-- WRITTEN INSTRUCTION --
Restate word for word the lines that begin the listing and end with the line holding "Chart.register(...registerables);".

-- SUPPLIED DATA --

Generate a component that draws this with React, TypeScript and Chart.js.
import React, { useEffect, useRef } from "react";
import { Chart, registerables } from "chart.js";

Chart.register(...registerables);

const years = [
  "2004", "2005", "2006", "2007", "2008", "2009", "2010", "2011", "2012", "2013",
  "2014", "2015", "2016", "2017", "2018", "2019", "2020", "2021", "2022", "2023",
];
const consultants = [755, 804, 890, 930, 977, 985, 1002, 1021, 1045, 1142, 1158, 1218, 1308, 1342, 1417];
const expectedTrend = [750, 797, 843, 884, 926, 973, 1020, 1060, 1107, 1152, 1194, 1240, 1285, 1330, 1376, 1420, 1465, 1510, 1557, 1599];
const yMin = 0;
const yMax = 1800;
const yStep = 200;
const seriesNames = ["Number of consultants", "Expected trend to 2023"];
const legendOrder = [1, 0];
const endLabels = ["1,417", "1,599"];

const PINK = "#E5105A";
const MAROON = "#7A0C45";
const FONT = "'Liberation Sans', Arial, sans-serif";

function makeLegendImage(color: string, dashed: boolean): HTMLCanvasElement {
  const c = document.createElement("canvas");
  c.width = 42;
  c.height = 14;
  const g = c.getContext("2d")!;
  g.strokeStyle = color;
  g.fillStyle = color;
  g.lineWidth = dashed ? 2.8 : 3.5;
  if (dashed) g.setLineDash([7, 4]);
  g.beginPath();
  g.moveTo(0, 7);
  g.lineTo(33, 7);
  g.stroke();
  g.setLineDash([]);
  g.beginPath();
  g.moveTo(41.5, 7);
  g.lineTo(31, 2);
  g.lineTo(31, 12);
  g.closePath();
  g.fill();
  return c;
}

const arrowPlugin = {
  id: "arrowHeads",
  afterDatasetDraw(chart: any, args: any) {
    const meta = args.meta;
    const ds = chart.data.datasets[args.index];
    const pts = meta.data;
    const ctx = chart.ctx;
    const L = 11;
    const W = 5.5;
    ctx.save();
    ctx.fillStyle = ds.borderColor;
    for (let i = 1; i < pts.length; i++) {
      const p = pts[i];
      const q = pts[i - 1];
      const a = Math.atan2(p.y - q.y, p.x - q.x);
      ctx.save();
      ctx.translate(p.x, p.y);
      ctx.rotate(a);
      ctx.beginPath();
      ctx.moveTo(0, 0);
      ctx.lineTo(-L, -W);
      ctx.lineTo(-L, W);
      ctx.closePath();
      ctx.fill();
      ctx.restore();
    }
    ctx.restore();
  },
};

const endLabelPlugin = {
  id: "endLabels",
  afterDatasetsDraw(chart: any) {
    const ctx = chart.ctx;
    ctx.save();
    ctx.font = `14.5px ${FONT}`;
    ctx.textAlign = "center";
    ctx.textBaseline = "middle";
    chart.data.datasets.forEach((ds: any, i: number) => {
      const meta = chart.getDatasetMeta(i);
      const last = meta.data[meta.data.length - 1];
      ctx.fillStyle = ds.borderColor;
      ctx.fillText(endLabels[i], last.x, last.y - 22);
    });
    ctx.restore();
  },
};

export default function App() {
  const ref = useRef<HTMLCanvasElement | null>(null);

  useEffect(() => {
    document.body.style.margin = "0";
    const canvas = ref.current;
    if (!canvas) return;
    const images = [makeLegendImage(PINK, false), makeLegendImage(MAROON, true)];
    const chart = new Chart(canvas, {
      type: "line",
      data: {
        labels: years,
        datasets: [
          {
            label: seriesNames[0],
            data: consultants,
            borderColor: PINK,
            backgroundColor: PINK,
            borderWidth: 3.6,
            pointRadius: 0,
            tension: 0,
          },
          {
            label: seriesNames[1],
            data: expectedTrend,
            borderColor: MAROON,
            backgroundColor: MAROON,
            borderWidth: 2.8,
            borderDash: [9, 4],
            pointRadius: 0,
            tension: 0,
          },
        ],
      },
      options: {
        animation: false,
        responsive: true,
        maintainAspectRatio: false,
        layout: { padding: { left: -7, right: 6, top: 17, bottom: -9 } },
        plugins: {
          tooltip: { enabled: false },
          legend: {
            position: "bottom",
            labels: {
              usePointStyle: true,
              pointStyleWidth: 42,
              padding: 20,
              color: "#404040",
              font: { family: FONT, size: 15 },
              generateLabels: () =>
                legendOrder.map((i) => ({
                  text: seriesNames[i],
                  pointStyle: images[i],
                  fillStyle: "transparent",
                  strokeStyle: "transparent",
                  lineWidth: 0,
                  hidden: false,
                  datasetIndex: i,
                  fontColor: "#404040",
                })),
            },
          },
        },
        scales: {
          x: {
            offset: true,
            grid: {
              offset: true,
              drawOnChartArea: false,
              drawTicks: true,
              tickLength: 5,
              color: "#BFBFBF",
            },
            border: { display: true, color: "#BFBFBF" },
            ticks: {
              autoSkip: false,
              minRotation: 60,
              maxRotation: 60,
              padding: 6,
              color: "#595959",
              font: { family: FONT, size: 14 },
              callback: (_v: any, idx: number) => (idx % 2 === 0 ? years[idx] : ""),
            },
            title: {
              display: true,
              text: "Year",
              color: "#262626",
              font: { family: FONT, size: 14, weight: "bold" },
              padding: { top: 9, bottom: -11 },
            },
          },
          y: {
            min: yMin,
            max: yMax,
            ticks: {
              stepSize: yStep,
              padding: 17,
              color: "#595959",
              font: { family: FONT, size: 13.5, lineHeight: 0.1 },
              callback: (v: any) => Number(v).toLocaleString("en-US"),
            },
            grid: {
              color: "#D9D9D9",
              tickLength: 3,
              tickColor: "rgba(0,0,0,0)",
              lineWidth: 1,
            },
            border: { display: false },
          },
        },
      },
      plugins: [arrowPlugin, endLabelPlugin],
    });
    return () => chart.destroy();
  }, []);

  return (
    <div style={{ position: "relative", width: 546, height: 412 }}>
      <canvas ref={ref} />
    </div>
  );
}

-- RESPONSE TO THIS EXERCISE --
Generate a component that draws this with React, TypeScript and Chart.js.
import React, { useEffect, useRef } from "react";
import { Chart, registerables } from "chart.js";

Chart.register(...registerables);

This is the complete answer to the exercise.